News & Events

February 12th, 2018

The future of flood mapping: Making a difference in flood response and modeling

Flooding after a hurricane or other natural disaster can be more devastating than the disaster itself. The Dartmouth Flood Observatory has over 20 years of experience in providing interactive flood maps for natural disaster responders. Their maps help responders navigate around flooded areas to provide aid. They can also help planners identify areas prone to flooding in a changing climate.

Robert Brakenridge started the project while he was a professor at Dartmouth College in 1993. After the so-called “Great Flood of 1993” in the Mississippi River Valley, Brakenridge says he became interested in using satellite imagery to map major flooding in highly populated areas. At the time, he says, this was not something that anyone did. 

The Dartmouth Flood Observatory takes GIS, or geographic information systems, and combines it with remote sensing from satellite imagery to create interactive online maps that show how much flooding is occurring in certain areas around the world.

“It was sort of eye opening for some of the satellite people to see actual maps made from their images,” Brakenridge said. Before his project, remote sensing and GIS rarely mixed.

“What we were doing—starting with remote sensing and then moving into GIS output—that was something that a lot of my remote sensing colleagues didn’t know how to do. They didn’t know what GIS was,” Brakenridge said.

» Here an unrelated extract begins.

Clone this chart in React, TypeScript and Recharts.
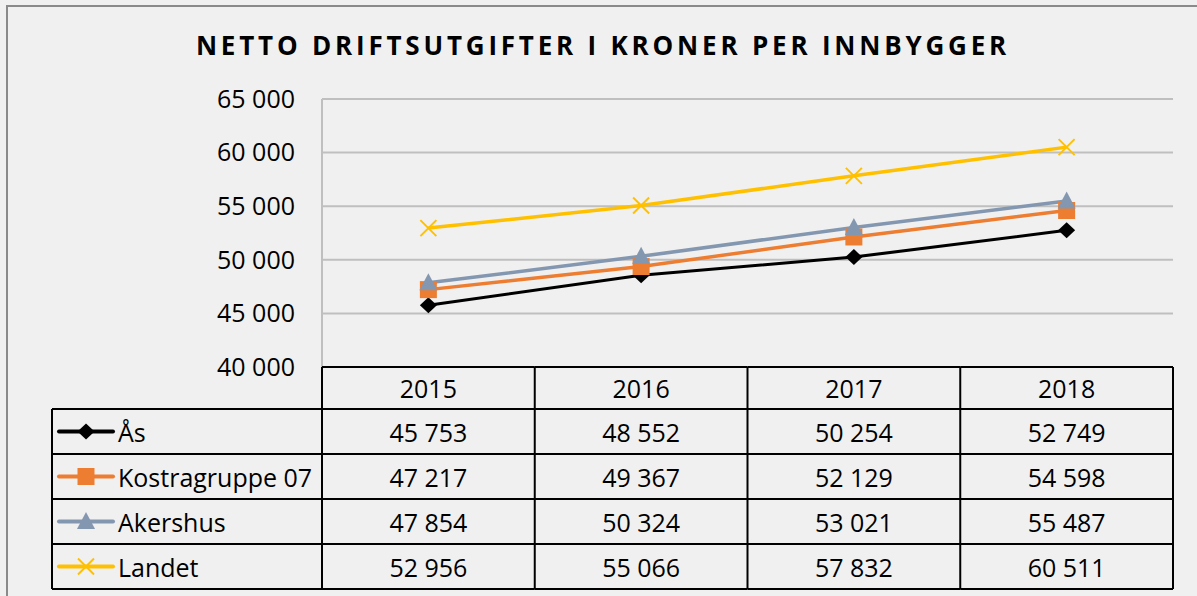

Brakenridge’s colleague, Albert Kettner, became involved with the project once Brakenridge moved to the University of Colorado Boulder in 2011, where they joined INSTAAR and the Community Surface Dynamics Modeling System (CSDMS).

“I have a GIS background, I have remote sensing background and I’m a modeler, so the subject interested me,” says Kettner.

He has since worked with Brakenridge to increase the efficiency of their data processing by automating everything that he can. With Kettner’s help, the maps on the website have been able to reach audiences across the globe.

“You can see if the current flooding is actually exceeding what we have mapped in history so you can say something about the severeness of flooding,” Kettner said.

He says that people can overlay data involving population or agriculture statistics in certain areas to better understand the impact of flooding.

Brakenridge recalls Cyclone Nargis, which had a death toll of over 130,000 in Myanmar in 2008.

“I just remember saying, ‘Well, what you really have here is a map of the future.’ It’s sort of an odd thing to say at the time when all these people have just been affected by this terrible event, but that was now going on ten years ago,” he said.

He says that simply recording data from presently flooded areas can be useful when identifying areas at risk of future flooding. With climate change well underway, Brakenridge said, people are increasingly interested in predicting the ways that flooding will worsen.

“People are always interested in prediction. Obviously, you want to know what the future holds, but it’s hard to make that bridge,” he said. “What we’re doing is very relevant, but we don’t have the easy answers.”

Unfortunately, it seems that satellite technology is not as instantaneous as people want it to be.

“When the flooding was actually happening in Houston [after Hurricane Harvey], we didn’t do anything. We were just waiting, sitting for days because it was clouded,” Kettner said. They couldn’t see anything from their daily sensor with clouds in the way. The flood observatory had to wait for images from the European Space Agency in order to get a full picture of the flooding in Houston.

“You’re sitting there waiting for days for an image to come in, and that’s going to change I think. That has to change,” Kettner said.

Even though waiting for imaging technologies can be frustrating, he pointed out that technology in the United States is better than most.

“The U.S. has the resources to do that. I think many of the European countries can as well, but there are whole continents that don’t have capability, nor the knowledge to create those maps,” Kettner said. “Our flood mapping can give you a history of what happens, from a flooding point of view, on a continent or in a country. For planners, that could be very useful.”

Both scientists are hopeful for the future of satellite technology. Thanks to mobile phones, they say information should become even more accessible in the years to come. One of their visions is an app similar to Google Maps that could provide interactive, downloadable data for disaster responders in remote areas as well as people in the U.S. affected by flooding in their own homes.